Schools can do more to stop disability hate crime
Kyle tells us about the disability hate crime he experienced while he was at school.
People used to call me a freak and just really pick on me. It was horrible. I felt like people didn’t like me because I was different.
My name’s Kyle. Throughout school and college, I was bullied and made fun of due to my disability. In school, people used to single my friends and me out by calling us horrible names. Then when I got to college, I was harassed and got a lot of verbal abuse from my class ‘mates’ and other people in my class.
People used to call me a freak and pick on me. It was horrible. People didn’t like me because I was different. Even when I got home, the harassment continued on social media. People bothered me during class and sent nasty comments. They used to throw things at me - it was awful. I was bullied and singled out due to my disability.
I felt alone and unsupported
I didn’t report it to the police – I didn’t think they would do anything. I got support from Building Bridges in Monmouthshire, and they helped me. The reason I didn’t know I would get support was that when I reported it to my college tutor; she did nothing about it. She blamed me saying I was agitating them as much as they were me – which was not true. She wasn’t on my side.
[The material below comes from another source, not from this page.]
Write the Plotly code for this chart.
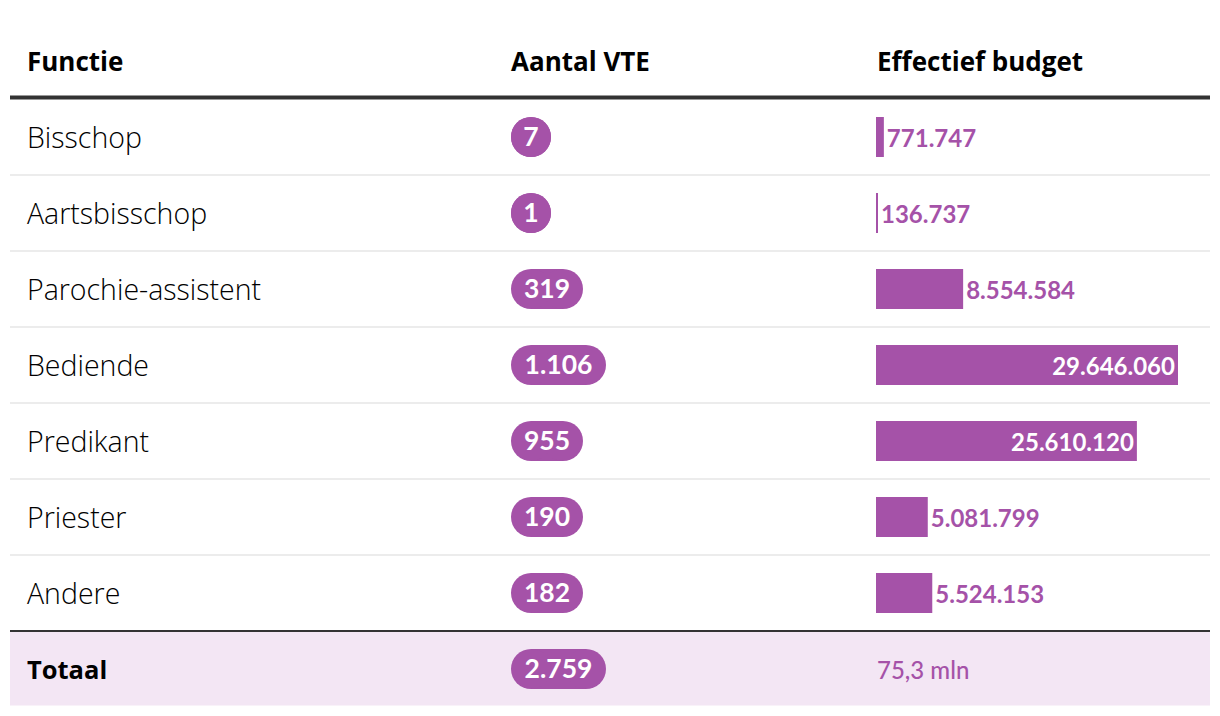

She mistreated me.
I was alone and unsupported throughout all this harassment and bullying. My grades suffered, and I began to do badly in college. I was so exhausted by it all and had no one to talk to.
We need to start talking about disability hate crime more
In my case, I think it would have helped if there was training for school pupils at an early age about disability hate crime and disability awareness. When I was in lower school, we had some training about racism and driving down racist behaviour. It seemed to help at my school and help change behaviours.
The behaviour I suffered during college was unacceptable, it could have been stopped or improved if there was a serious code of conduct, and students saw the repercussions of their actions.
Organisations should have mandatory disability awareness training. We can make things better with training and education.
Disability hate crime needs to be taken seriously
Unfortunately, I have continued to experience hate crime since leaving education. Even from people I thought were friends. During a holiday, I experienced ridicule, harassment, theft and even physical violence.
It completely ruined my trip to the point I just wanted to go home early. But the abuse continued when I got home. I faced a tirade of hate speech on social media. The words were hurtful and personal. I had to block the person and reported it to the platform.
People need to realise the impact of their words and their actions. Disability hate crime must be taken seriously.